>> begin

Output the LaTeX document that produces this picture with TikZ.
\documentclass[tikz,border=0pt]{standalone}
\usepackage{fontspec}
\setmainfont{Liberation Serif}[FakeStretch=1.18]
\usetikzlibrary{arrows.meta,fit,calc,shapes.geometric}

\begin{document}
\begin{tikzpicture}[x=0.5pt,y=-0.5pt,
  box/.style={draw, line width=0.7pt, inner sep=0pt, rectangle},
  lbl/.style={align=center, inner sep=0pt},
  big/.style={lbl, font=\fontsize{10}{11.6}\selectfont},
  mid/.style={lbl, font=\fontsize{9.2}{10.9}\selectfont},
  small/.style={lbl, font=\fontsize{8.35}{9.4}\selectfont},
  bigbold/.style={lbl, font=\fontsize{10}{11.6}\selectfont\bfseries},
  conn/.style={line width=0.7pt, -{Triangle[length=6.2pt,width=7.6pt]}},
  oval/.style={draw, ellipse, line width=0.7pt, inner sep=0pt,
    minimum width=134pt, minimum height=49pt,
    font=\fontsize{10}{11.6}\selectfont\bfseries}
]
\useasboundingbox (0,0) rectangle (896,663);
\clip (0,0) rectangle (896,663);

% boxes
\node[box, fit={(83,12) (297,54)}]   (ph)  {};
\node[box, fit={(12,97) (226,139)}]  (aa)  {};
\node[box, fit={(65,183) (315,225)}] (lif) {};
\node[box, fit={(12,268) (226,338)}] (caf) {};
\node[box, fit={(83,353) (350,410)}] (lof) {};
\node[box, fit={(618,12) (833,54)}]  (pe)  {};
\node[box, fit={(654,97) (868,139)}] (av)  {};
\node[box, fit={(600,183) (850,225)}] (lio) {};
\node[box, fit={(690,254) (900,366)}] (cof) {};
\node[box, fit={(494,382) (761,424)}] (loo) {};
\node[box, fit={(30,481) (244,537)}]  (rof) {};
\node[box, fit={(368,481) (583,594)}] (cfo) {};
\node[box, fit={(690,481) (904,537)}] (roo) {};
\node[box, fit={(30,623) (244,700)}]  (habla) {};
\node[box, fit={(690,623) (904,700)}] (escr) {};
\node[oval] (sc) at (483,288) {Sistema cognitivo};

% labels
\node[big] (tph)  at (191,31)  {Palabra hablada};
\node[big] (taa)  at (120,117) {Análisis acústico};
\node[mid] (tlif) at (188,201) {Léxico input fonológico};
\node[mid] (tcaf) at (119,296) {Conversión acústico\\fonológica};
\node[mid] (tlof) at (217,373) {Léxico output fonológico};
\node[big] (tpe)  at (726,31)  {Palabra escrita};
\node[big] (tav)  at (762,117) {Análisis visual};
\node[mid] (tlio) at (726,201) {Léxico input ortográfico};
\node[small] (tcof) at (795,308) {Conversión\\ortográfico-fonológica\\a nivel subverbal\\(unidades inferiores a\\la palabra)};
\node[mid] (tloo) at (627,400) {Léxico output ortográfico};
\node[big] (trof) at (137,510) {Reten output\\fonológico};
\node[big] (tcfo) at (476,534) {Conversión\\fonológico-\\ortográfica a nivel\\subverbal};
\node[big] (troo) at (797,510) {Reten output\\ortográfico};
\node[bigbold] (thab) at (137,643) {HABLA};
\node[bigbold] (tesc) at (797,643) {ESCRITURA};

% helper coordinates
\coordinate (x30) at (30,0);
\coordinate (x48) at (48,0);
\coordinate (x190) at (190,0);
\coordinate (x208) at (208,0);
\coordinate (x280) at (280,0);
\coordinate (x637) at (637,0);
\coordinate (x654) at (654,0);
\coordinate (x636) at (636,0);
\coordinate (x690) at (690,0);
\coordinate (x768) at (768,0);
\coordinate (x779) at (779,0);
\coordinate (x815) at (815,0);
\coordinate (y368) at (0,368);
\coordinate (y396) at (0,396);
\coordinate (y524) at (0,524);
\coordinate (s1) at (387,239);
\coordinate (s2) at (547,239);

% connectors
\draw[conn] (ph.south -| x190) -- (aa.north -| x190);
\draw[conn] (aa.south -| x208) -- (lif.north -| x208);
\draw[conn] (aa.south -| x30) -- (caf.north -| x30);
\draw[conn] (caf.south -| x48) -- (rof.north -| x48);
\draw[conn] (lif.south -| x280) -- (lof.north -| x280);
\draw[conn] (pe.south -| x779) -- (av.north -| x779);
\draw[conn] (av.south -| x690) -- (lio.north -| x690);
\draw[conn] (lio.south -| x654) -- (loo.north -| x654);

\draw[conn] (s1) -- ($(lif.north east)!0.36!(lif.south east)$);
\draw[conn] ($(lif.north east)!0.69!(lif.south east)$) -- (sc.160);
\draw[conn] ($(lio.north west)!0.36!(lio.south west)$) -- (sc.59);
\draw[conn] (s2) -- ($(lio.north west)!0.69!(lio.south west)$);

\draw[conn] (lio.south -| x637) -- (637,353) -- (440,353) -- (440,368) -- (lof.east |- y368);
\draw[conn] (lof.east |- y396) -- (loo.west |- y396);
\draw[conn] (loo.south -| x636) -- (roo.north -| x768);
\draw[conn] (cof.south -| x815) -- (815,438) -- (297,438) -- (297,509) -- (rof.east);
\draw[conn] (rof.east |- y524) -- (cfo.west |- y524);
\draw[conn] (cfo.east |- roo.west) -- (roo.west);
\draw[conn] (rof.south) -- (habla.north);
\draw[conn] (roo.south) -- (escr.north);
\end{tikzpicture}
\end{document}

>> end

◆ Set problem ◆
Return the listing above in its exact form.

◆ Response to this task ◆
Output the LaTeX document that produces this picture with TikZ.
\documentclass[tikz,border=0pt]{standalone}
\usepackage{fontspec}
\setmainfont{Liberation Serif}[FakeStretch=1.18]
\usetikzlibrary{arrows.meta,fit,calc,shapes.geometric}

\begin{document}
\begin{tikzpicture}[x=0.5pt,y=-0.5pt,
  box/.style={draw, line width=0.7pt, inner sep=0pt, rectangle},
  lbl/.style={align=center, inner sep=0pt},
  big/.style={lbl, font=\fontsize{10}{11.6}\selectfont},
  mid/.style={lbl, font=\fontsize{9.2}{10.9}\selectfont},
  small/.style={lbl, font=\fontsize{8.35}{9.4}\selectfont},
  bigbold/.style={lbl, font=\fontsize{10}{11.6}\selectfont\bfseries},
  conn/.style={line width=0.7pt, -{Triangle[length=6.2pt,width=7.6pt]}},
  oval/.style={draw, ellipse, line width=0.7pt, inner sep=0pt,
    minimum width=134pt, minimum height=49pt,
    font=\fontsize{10}{11.6}\selectfont\bfseries}
]
\useasboundingbox (0,0) rectangle (896,663);
\clip (0,0) rectangle (896,663);

% boxes
\node[box, fit={(83,12) (297,54)}]   (ph)  {};
\node[box, fit={(12,97) (226,139)}]  (aa)  {};
\node[box, fit={(65,183) (315,225)}] (lif) {};
\node[box, fit={(12,268) (226,338)}] (caf) {};
\node[box, fit={(83,353) (350,410)}] (lof) {};
\node[box, fit={(618,12) (833,54)}]  (pe)  {};
\node[box, fit={(654,97) (868,139)}] (av)  {};
\node[box, fit={(600,183) (850,225)}] (lio) {};
\node[box, fit={(690,254) (900,366)}] (cof) {};
\node[box, fit={(494,382) (761,424)}] (loo) {};
\node[box, fit={(30,481) (244,537)}]  (rof) {};
\node[box, fit={(368,481) (583,594)}] (cfo) {};
\node[box, fit={(690,481) (904,537)}] (roo) {};
\node[box, fit={(30,623) (244,700)}]  (habla) {};
\node[box, fit={(690,623) (904,700)}] (escr) {};
\node[oval] (sc) at (483,288) {Sistema cognitivo};

% labels
\node[big] (tph)  at (191,31)  {Palabra hablada};
\node[big] (taa)  at (120,117) {Análisis acústico};
\node[mid] (tlif) at (188,201) {Léxico input fonológico};
\node[mid] (tcaf) at (119,296) {Conversión acústico\\fonológica};
\node[mid] (tlof) at (217,373) {Léxico output fonológico};
\node[big] (tpe)  at (726,31)  {Palabra escrita};
\node[big] (tav)  at (762,117) {Análisis visual};
\node[mid] (tlio) at (726,201) {Léxico input ortográfico};
\node[small] (tcof) at (795,308) {Conversión\\ortográfico-fonológica\\a nivel subverbal\\(unidades inferiores a\\la palabra)};
\node[mid] (tloo) at (627,400) {Léxico output ortográfico};
\node[big] (trof) at (137,510) {Reten output\\fonológico};
\node[big] (tcfo) at (476,534) {Conversión\\fonológico-\\ortográfica a nivel\\subverbal};
\node[big] (troo) at (797,510) {Reten output\\ortográfico};
\node[bigbold] (thab) at (137,643) {HABLA};
\node[bigbold] (tesc) at (797,643) {ESCRITURA};

% helper coordinates
\coordinate (x30) at (30,0);
\coordinate (x48) at (48,0);
\coordinate (x190) at (190,0);
\coordinate (x208) at (208,0);
\coordinate (x280) at (280,0);
\coordinate (x637) at (637,0);
\coordinate (x654) at (654,0);
\coordinate (x636) at (636,0);
\coordinate (x690) at (690,0);
\coordinate (x768) at (768,0);
\coordinate (x779) at (779,0);
\coordinate (x815) at (815,0);
\coordinate (y368) at (0,368);
\coordinate (y396) at (0,396);
\coordinate (y524) at (0,524);
\coordinate (s1) at (387,239);
\coordinate (s2) at (547,239);

% connectors
\draw[conn] (ph.south -| x190) -- (aa.north -| x190);
\draw[conn] (aa.south -| x208) -- (lif.north -| x208);
\draw[conn] (aa.south -| x30) -- (caf.north -| x30);
\draw[conn] (caf.south -| x48) -- (rof.north -| x48);
\draw[conn] (lif.south -| x280) -- (lof.north -| x280);
\draw[conn] (pe.south -| x779) -- (av.north -| x779);
\draw[conn] (av.south -| x690) -- (lio.north -| x690);
\draw[conn] (lio.south -| x654) -- (loo.north -| x654);

\draw[conn] (s1) -- ($(lif.north east)!0.36!(lif.south east)$);
\draw[conn] ($(lif.north east)!0.69!(lif.south east)$) -- (sc.160);
\draw[conn] ($(lio.north west)!0.36!(lio.south west)$) -- (sc.59);
\draw[conn] (s2) -- ($(lio.north west)!0.69!(lio.south west)$);

\draw[conn] (lio.south -| x637) -- (637,353) -- (440,353) -- (440,368) -- (lof.east |- y368);
\draw[conn] (lof.east |- y396) -- (loo.west |- y396);
\draw[conn] (loo.south -| x636) -- (roo.north -| x768);
\draw[conn] (cof.south -| x815) -- (815,438) -- (297,438) -- (297,509) -- (rof.east);
\draw[conn] (rof.east |- y524) -- (cfo.west |- y524);
\draw[conn] (cfo.east |- roo.west) -- (roo.west);
\draw[conn] (rof.south) -- (habla.north);
\draw[conn] (roo.south) -- (escr.north);
\end{tikzpicture}
\end{document}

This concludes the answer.